I used an equation that I found but had to convert the values to metric and then back to standard.
The force is MU * Mass* Gravity, where MU is 0.5, the 3000lbs is converted to Newtons:13344.66 Newtons, gravity is 9.81
So F=0.5*13344.66*9.81
Force = 65455.6Newtons

Torque = 65455.6N * 0.2794m : the 0.2794 is the 11 inch shaft converted to meters
Torque = 18288.3Nm; 161865.2in-lbs

Am I on the right path with this? If so the current gearbox is greatly undersized.

Thanks for the help it is greatly appreciated.

2. Oct 30, 2016

### TomHart

What does MU stand for?

You converted 3000 pounds to 13344.66 Newtons. That is correct. But then in your F = MU*Mass*Gravity equation, you are not using the mass; you are using the weight of 13344.66 Newtons. So you end up multiplying the mass by gravity 2 times. To find the mass of a 13344.66 Newton weight, you have to divide by 9.81 to yield 1360.3 kg. If I use that as the mass in your equation, I get:
F = 0.5 * 1360.3 * 9.81 = 6672.3 Newtons.
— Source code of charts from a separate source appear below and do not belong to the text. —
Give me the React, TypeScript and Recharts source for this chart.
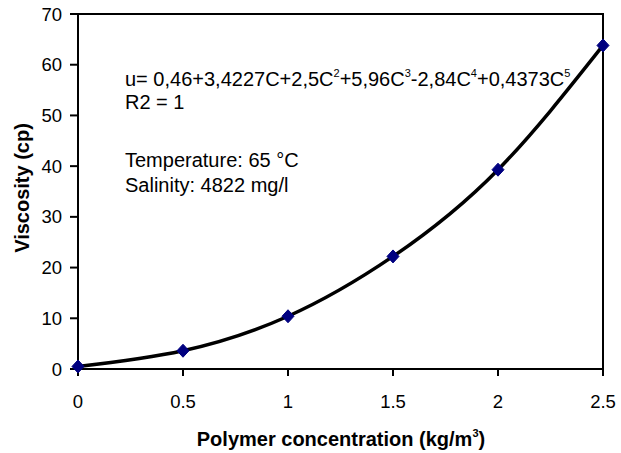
import {
    ComposedChart,
    Line,
    XAxis,
    YAxis,
    ReferenceArea,
    Customized,
} from 'recharts';

// measured points: polymer concentration (kg/m3) vs viscosity (cp)
const concentration = [0, 0.5, 1, 1.5, 2, 2.5];
const viscosity = [0.5, 3.6, 10.4, 22.2, 39.3, 63.8];

const xTicks = [0, 0.5, 1, 1.5, 2, 2.5];
const yTicks = [0, 10, 20, 30, 40, 50, 60, 70];

// trendline equation: [base text, superscript]
const equationParts: [string, string][] = [
    ['u= 0,46+3,4227C+2,5C', '2'],
    ['+5,96C', '3'],
    ['-2,84C', '4'],
    ['+0,4373C', '5'],
];
const fitLabel = 'R2 = 1';
const conditions = ['Temperature: 65 °C', 'Salinity: 4822 mg/l'];

const FONT = '"Liberation Sans", Arial, Helvetica, sans-serif';

const data = concentration.map((c, i) => ({ c, v: viscosity[i] }));

const Diamond = (props: { cx?: number; cy?: number; index?: number }) => {
    const { cx, cy } = props;
    if (cx == null || cy == null) return null;
    return (
        <polygon
            key={props.index}
            points={`${cx},${cy - 6.5} ${cx + 6},${cy} ${cx},${cy + 6.5} ${cx - 6},${cy}`}
            fill="#000080"
            stroke="#000080"
            strokeWidth={1}
        />
    );
};

const Annotations = () => (
    <g fontFamily={FONT} fill="#000">
        <text x={125} y={86} fontSize={20}>
            {equationParts.map(([base, sup], i) => (
                <tspan key={i}>
                    <tspan dy={i === 0 ? 0 : 9}>{base}</tspan>
                    <tspan dy={-9} fontSize={11}>{sup}</tspan>
                </tspan>
            ))}
        </text>
        <text x={125} y={109} fontSize={20}>{fitLabel}</text>
        <text x={125} y={167} fontSize={20}>{conditions[0]}</text>
        <text x={125} y={192} fontSize={20}>{conditions[1]}</text>
        <text x={341} y={446} fontSize={20} fontWeight="bold" textAnchor="middle">
            Polymer concentration (kg/m<tspan dy={-9} fontSize={11}>3</tspan>
            <tspan dy={9}>)</tspan>
        </text>
        <text
            x={29}
            y={188}
            fontSize={20}
            fontWeight="bold"
            textAnchor="middle"
            transform="rotate(-90, 29, 188)"
        >
            Viscosity (cp)
        </text>
    </g>
);

export default function App() {
    return (
        <div style={{ position: 'absolute', left: 0, top: 0, background: '#fff' }}>
            <ComposedChart
                width={621}
                height={453}
                data={data}
                margin={{ top: 14, right: 18, bottom: 24, left: 18 }}
            >
                <XAxis
                    dataKey="c"
                    type="number"
                    domain={[0, 2.5]}
                    ticks={xTicks}
                    height={60}
                    tickSize={7}
                    tickMargin={19}
                    axisLine={{ stroke: '#000', strokeWidth: 2 }}
                    tickLine={{ stroke: '#000', strokeWidth: 2 }}
                    tick={{ fill: '#000', fontSize: 18.5, fontFamily: FONT }}
                    tickFormatter={v => String(v)}
                />
                <YAxis
                    type="number"
                    domain={[0, 70]}
                    ticks={yTicks}
                    width={60}
                    tickSize={8}
                    tickMargin={8}
                    axisLine={{ stroke: '#000', strokeWidth: 2 }}
                    tickLine={{ stroke: '#000', strokeWidth: 2 }}
                    tick={{ fill: '#000', fontSize: 18.5, fontFamily: FONT }}
                />
                <ReferenceArea
                    x1={0}
                    x2={2.5}
                    y1={0}
                    y2={70}
                    fill="none"
                    fillOpacity={0}
                    stroke="#000"
                    strokeWidth={2}
                    strokeOpacity={1}
                />
                <Line
                    dataKey="v"
                    type="natural"
                    stroke="#000"
                    strokeWidth={3.5}
                    dot={<Diamond />}
                    activeDot={false}
                    isAnimationActive={false}
                />
                <Customized component={<Annotations />} />
            </ComposedChart>
        </div>
    );
}
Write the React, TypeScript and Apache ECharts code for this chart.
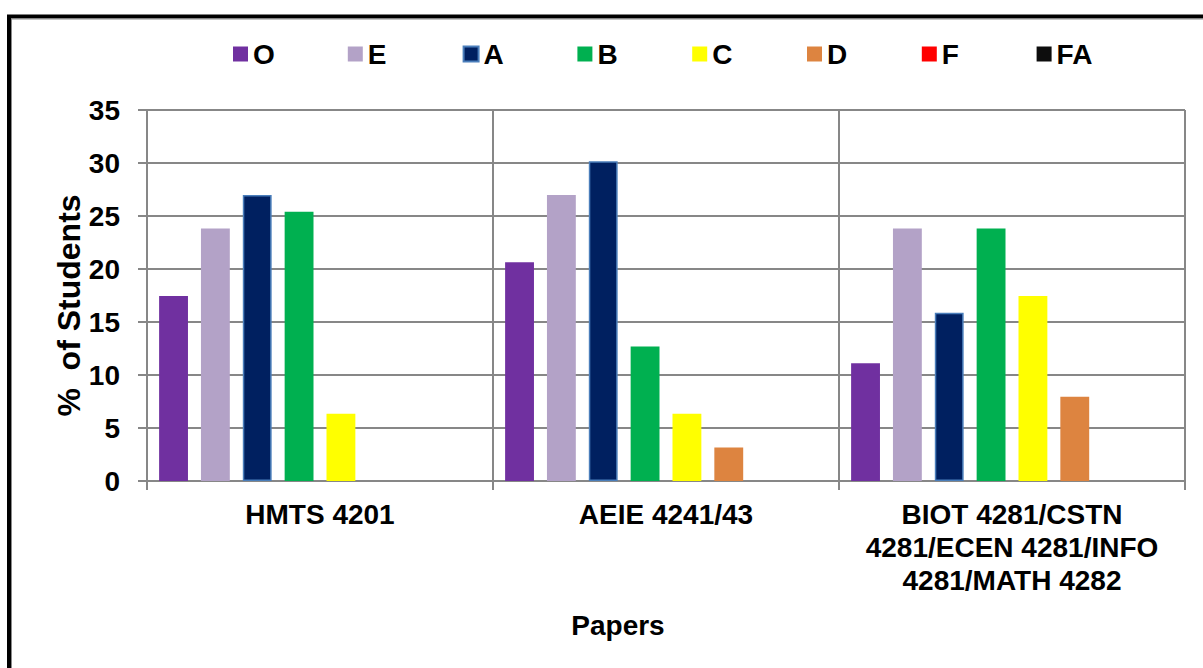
import React, { useEffect, useRef } from "react";
import * as echarts from "echarts";

const categories = [
  "HMTS 4201",
  "AEIE 4241/43",
  "BIOT 4281/CSTN 4281/ECEN 4281/INFO 4281/MATH 4282",
];
const categoryLabels = [
  "HMTS 4201",
  "AEIE 4241/43",
  "BIOT 4281/CSTN\n4281/ECEN 4281/INFO\n4281/MATH 4282",
];
const seriesNames = ["O", "E", "A", "B", "C", "D", "F", "FA"];
const oValues = [17.46, 20.63, 11.11];
const eValues = [23.81, 26.98, 23.81];
const aValues = [26.98, 30.16, 15.87];
const bValues = [25.4, 12.7, 23.81];
const cValues = [6.35, 6.35, 17.46];
const dValues = [0, 3.17, 7.94];
const fValues = [0, 0, 0];
const faValues = [0, 0, 0];
const seriesColors = ["#7030A0", "#B3A2C7", "#002060", "#00B050", "#FFFF00", "#DD8440", "#FF0000", "#0D0D0D"];
const yTicks = { min: 0, max: 35, interval: 5 };

const FONT = "'Liberation Sans', Arial, sans-serif";

export default function App() {
  const ref = useRef<HTMLDivElement>(null);
  useEffect(() => {
    if (!ref.current) return;
    const chart = echarts.init(ref.current, null, { renderer: "svg" });
    const values = [oValues, eValues, aValues, bValues, cValues, dValues, fValues, faValues];
    const series = seriesNames.map((name, i) => ({
      name,
      type: "bar",
      data: values[i],
      barGap: "45%",
      barCategoryGap: "7%",
      itemStyle:
        name === "A"
          ? { color: seriesColors[i], borderColor: "#4A7EBB", borderWidth: 1.5 }
          : { color: seriesColors[i] },
    }));
    const legends = seriesNames.map((name, i) => ({
      left: 228 + i * 114.8,
      top: 35,
      icon: "rect",
      itemWidth: 15,
      itemHeight: 15,
      itemGap: 0,
      data: [name],
      textStyle: { fontFamily: FONT, fontWeight: "bold", fontSize: 28, color: "#000" },
    }));
    chart.setOption({
      animation: false,
      backgroundColor: "#ffffff",
      textStyle: { fontFamily: FONT },
      legend: legends,
      grid: { left: 147, top: 110, right: 18, bottom: 187, containLabel: false },
      xAxis: {
        type: "category",
        data: categories,
        name: "Papers",
        nameLocation: "middle",
        nameGap: 130,
        nameMoveOverlap: false,
        nameTextStyle: {
          fontFamily: FONT,
          fontWeight: "bold",
          fontSize: 28,
          color: "#000",
          padding: [0, 96, 0, 0],
        },
        axisLine: { lineStyle: { color: "#878787", width: 2 } },
        axisTick: { show: true, length: 9, lineStyle: { color: "#878787", width: 2 } },
        splitLine: { show: true, lineStyle: { color: "#878787", width: 2 } },
        axisLabel: {
          fontFamily: FONT,
          fontWeight: "bold",
          fontSize: 28,
          lineHeight: 33,
          color: "#000",
          margin: 17,
          interval: 0,
          formatter: (_v: string, idx: number) => categoryLabels[idx],
        },
      },
      yAxis: {
        type: "value",
        min: yTicks.min,
        max: yTicks.max,
        interval: yTicks.interval,
        name: "%  of Students",
        nameLocation: "middle",
        nameGap: 58,
        nameMoveOverlap: false,
        nameTextStyle: {
          fontFamily: FONT,
          fontWeight: "bold",
          fontSize: 32,
          color: "#000",
          backgroundColor: "#ffffff",
          padding: [0, 20, 4, 0],
        },
        axisLine: { show: true, lineStyle: { color: "#878787", width: 2 } },
        axisTick: { show: true, length: 9, lineStyle: { color: "#878787", width: 2 } },
        splitLine: { show: true, lineStyle: { color: "#878787", width: 2 } },
        axisLabel: {
          fontFamily: FONT,
          fontWeight: "bold",
          fontSize: 28,
          color: "#000",
          margin: 27,
        },
      },
      graphic: [
        {
          type: "rect",
          shape: { x: 9, y: 16.5, width: 1400, height: 900 },
          style: { fill: "none", stroke: "#000", lineWidth: 4 },
          silent: true,
        },
        {
          type: "rect",
          shape: { x: 11.5, y: 19, width: 1400, height: 900 },
          style: { fill: "none", stroke: "#8a8a8a", lineWidth: 1 },
          silent: true,
        },
      ],
      series,
    });
    return () => chart.dispose();
  }, []);
  return (
    <div
      ref={ref}
      style={{ position: "absolute", left: 0, top: 0, width: 1203, height: 668 }}
    />
  );
}
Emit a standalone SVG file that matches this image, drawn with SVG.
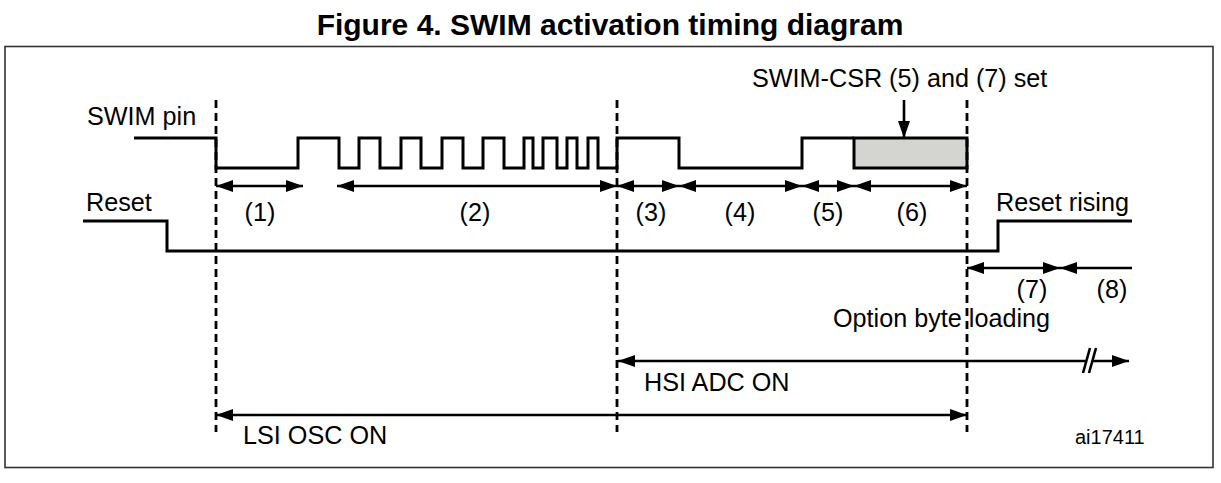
<svg xmlns="http://www.w3.org/2000/svg" width="1221" height="483" viewBox="0 0 1221 483">
  <style>
    .t { font-family: "Liberation Sans", Arial, sans-serif; font-size: 25.2px; fill: #000; }
    .c { text-anchor: middle; }
    .title { font-family: "Liberation Sans", Arial, sans-serif; font-size: 30px; font-weight: bold; fill: #000; text-anchor: middle; }
    .sig { fill: none; stroke: #000; stroke-width: 3; stroke-linejoin: miter; }
    .dash { fill: none; stroke: #000; stroke-width: 2.8; stroke-dasharray: 8 5; }
    .dim { fill: none; stroke: #000; stroke-width: 2.6; }
    .d2 { marker-start: url(#ah); marker-end: url(#ah); }
  </style>
  <defs>
    <marker id="ah" markerUnits="userSpaceOnUse" markerWidth="18" markerHeight="13" refX="17" refY="6" orient="auto-start-reverse">
      <path d="M0,0 L17,6 L0,12 Z" fill="#000"/>
    </marker>
  </defs>
  <rect width="1221" height="483" fill="#fff"/>
  <text class="title" x="610" y="35">Figure 4. SWIM activation timing diagram</text>
  <rect id="frame" x="5" y="46.5" width="1208" height="421" fill="none" stroke="#333" stroke-width="1.6"/>

  <g id="swim-pin">
    <text class="t" x="87" y="125">SWIM pin</text>
    <path class="sig" d="M134,138 H216 V168 H298 V138 H339 V168 H359 V138 H380 V168 H401 V138 H421 V168 H442 V138 H463 V168 H483 V138 H504 V168 H524 V138 H533 V168 H543 V138 H557 V168 H567 V138 H577 V168 H588 V138 H598 V168 H617 V138 H679 V168 H802 V138 H854"/>
    <rect x="854" y="138" width="113" height="30" fill="#d4d4d0" stroke="#000" stroke-width="3"/>
  </g>

  <g id="reset">
    <text class="t" x="86" y="211">Reset</text>
    <path class="sig" d="M83,221 H167 V251 H998 V221 H1132"/>
    <text class="t" x="996" y="211">Reset rising</text>
  </g>

  <g id="markers">
    <line class="dash" x1="216" y1="100" x2="216" y2="432"/>
    <line class="dash" x1="617" y1="100" x2="617" y2="432"/>
    <line class="dash" x1="967" y1="100" x2="967" y2="432"/>
  </g>

  <g id="connectors">
    <line class="dim d2" x1="216" y1="186" x2="303" y2="186"/>
    <line class="dim d2" x1="337" y1="186" x2="617" y2="186"/>
    <line class="dim d2" x1="617" y1="186" x2="679" y2="186"/>
    <line class="dim d2" x1="679" y1="186" x2="802" y2="186"/>
    <line class="dim d2" x1="802" y1="186" x2="854" y2="186"/>
    <line class="dim d2" x1="854" y1="186" x2="967" y2="186"/>
    <line class="dim d2" x1="967" y1="268" x2="1060" y2="268"/>
    <line class="dim" x1="1060" y1="268" x2="1132" y2="268" style="marker-start:url(#ah)"/>
    <line class="dim" x1="618" y1="361" x2="1086" y2="361" style="marker-start:url(#ah)"/>
    <line class="dim" x1="1092" y1="361" x2="1129" y2="361" style="marker-end:url(#ah)"/>
    <line x1="1083" y1="373" x2="1090" y2="348" stroke="#000" stroke-width="2.6"/>
    <line x1="1089" y1="373" x2="1096" y2="348" stroke="#000" stroke-width="2.6"/>
    <line class="dim d2" x1="216" y1="415" x2="967" y2="415"/>
    <line class="dim" x1="904" y1="100" x2="904" y2="138" style="marker-end:url(#ah)"/>
  </g>

  <g id="labels">
    <text class="t" x="752" y="87">SWIM-CSR (5) and (7) set</text>
    <text class="t c" x="260" y="221">(1)</text>
    <text class="t c" x="475" y="221">(2)</text>
    <text class="t c" x="651" y="221">(3)</text>
    <text class="t c" x="740" y="221">(4)</text>
    <text class="t c" x="828" y="221">(5)</text>
    <text class="t c" x="912" y="221">(6)</text>
    <text class="t c" x="1032" y="298">(7)</text>
    <text class="t c" x="1112" y="298">(8)</text>
    <text class="t" x="833" y="327">Option byte loading</text>
    <text class="t" x="644" y="391">HSI ADC ON</text>
    <text class="t" x="243" y="444">LSI OSC ON</text>
    <text class="t" x="1075" y="444" style="font-size:20px">ai17411</text>
  </g>
</svg>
So it appears that your "Force" result is almost 10 times higher than it should be - unless I am misunderstanding something.

3. Oct 30, 2016

### SevenToFive

MU was a coefficient of friction. Thanks for the help.

4. Nov 1, 2016

### SevenToFive

Well the customer called, it seems that many of the original things have changed. Now the castings will be sliding onto this conveyor that will be 4 feet wide and 10 feet long and level with a 14 inch roller. Can my same calculation as above used to determine the torque requirement?

Thanks to all of those who reply.

5. Nov 1, 2016

### tygerdawg

You're working with a distributed load. It's been several years, but I recall that this is a standard model of most gearmotor manufacturer's Engineering Guides. I know SEW Eurodrive has their online sizing tool PTPilot, but probably the others have something similar (Dodge, etc.). Worst case, this is a standard calculation to be found in PDF Engineering Guides.

Offhand, 5HP seems a little light for this load situation. These calculations all deal with Peak Torque, which accounts for starting from zero velocity and accelerating to max speed. Which is a lot different from steady state torque. In any case, you must take into account all of the inertias, both translational & rotational.

6. Nov 3, 2016

### CWatters

If they dump/drop the castings onto the belt the normal force could be quite a bit higher than it is "at rest". Could they visually estimate how far the belt moves before the castings are up to speed/not sliding? That would allow you to calculate the acceleration of the casting and hence the force needed top accelerate them.

7. Nov 3, 2016

### CWatters

I take it the output of the gearbox is doing 29rpm? In which case I make the belt speed 0.42m/s (1.4ft/s). Perhaps I'm wrong but that sounds a bit fast for heavy castings. Do they really want a 3000lb casting coming off the end at that speed or do they mean there are 3000lb in total of smaller castings on the belt at once?

What exactly are they doing when it trips? Are they dropping one 3000lb casting? Are they putting 3000lb of smaller castings on the belt and then turning it on? Are they putting 9 * 300lb castings on the belt and dropping another one on?

8. Nov 3, 2016

### jack action

In addition to @TomHart 's comment, the torque is obtained by multiplying the force with the radius of the shaft, not the diameter. Thus your number is not 10 times, but 20 times larger than expected.